Repository Languages can provide inaccurate percentages with some files (Puppet seen as Pascal)
Everyone can contribute. Help move this issue forward while earning points, leveling up and collecting rewards.
Summary
The repository languages feature can present some repositories with incorrect percentage calculations of files when Puppet (.pp
) is used. These are incorrectly interpreted as "Pascal" files (also .pp
).
For example, this test project (selected randomly as it contained a good mix of Puppet files), copied from a source on a competitor git website, has different calculations:
Source | GitLab.com |
---|---|
86.1% Puppet, 9.8% Shell, 3.1% Ruby | 50% Pascal, 31.4% Puppet, 9.2% Shell, 5.4% M4 |
Additionally, we see different results when viewing the repository locally and using several different tools. As noted in this epic GitLab switched from github-linguist
to go-enry
in 15.x, but the results are not always accurate. I've also included SCC
for comparison:
github-linguist
81.47% 108946 Puppet
9.23% 12349 Shell
5.38% 7193 M4
2.93% 3916 Ruby
0.99% 1321 HTML
go-enry
50.04% Pascal
31.43% Puppet
9.23% Shell
5.38% M4
2.93% Ruby
0.99% HTML+ERB
SCC
───────────────────────────────────────────────────────────────────────────────
Language Files Lines Blanks Comments Code Complexity
───────────────────────────────────────────────────────────────────────────────
Puppet 497 5481 534 2199 2748 48
Ruby 23 165 23 0 142 2
Shell 23 324 87 73 164 58
Ruby HTML 3 41 9 0 32 0
Markdown 2 72 19 0 53 0
Gemfile 1 10 1 0 9 0
Monkey C 1 176 0 0 176 9
Rakefile 1 24 6 1 17 0
YAML 1 14 0 0 14 0
gitignore 1 1 0 0 1 0
───────────────────────────────────────────────────────────────────────────────
Total 553 6308 679 2273 3356 117
───────────────────────────────────────────────────────────────────────────────
## Author Note, for "Lines", this equals 86% of the repository files, for "Code", this equals 81% of the repository.

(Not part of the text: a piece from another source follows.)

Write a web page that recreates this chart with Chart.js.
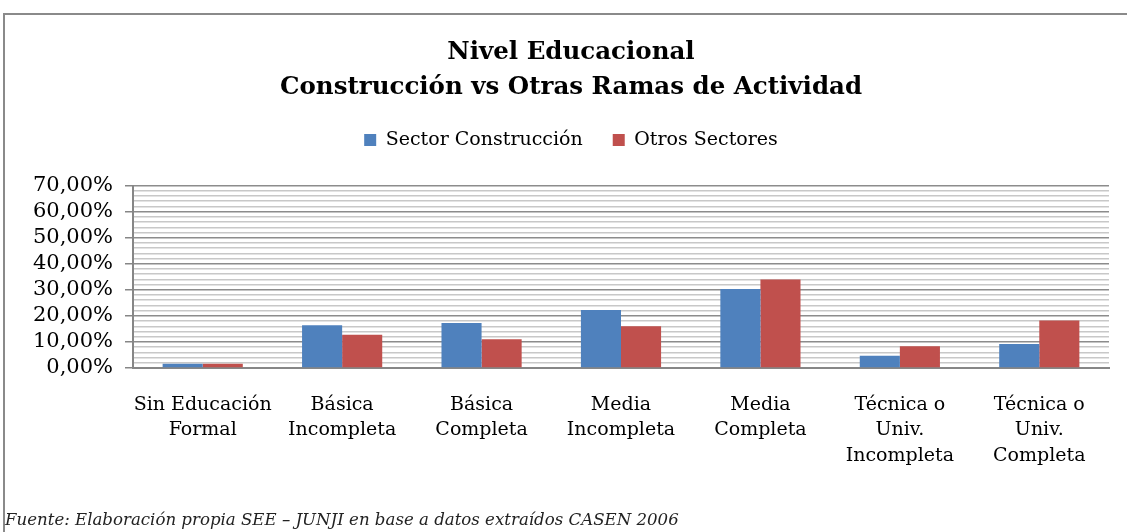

The values from github-linguist
or SCC
are closer to the actual consistency of files for the repository, and do not incorrectly guess that Pascal is used, which is what go-enry
currently does.
Steps to reproduce
View, clone or fork the example project to view the current percentages (also shown below)
Current Percentages |
---|
![]() |
Example Project
The same project as linked above.
What is the current bug behavior?
Language calculation for repositories with Puppet files are incorrectly interpreted as Pascal files.
What is the expected correct behavior?
Language percentage calculation is correct, or more accurate, in comparison to our competitors.
Output of checks
This bug happens on GitLab.com
Possible fixes
It looks like both enry and linguist have implementations that support the language pattern detection between Puppet and Pascal. Is it possible some detection is being missed when a repository is checked or scanned?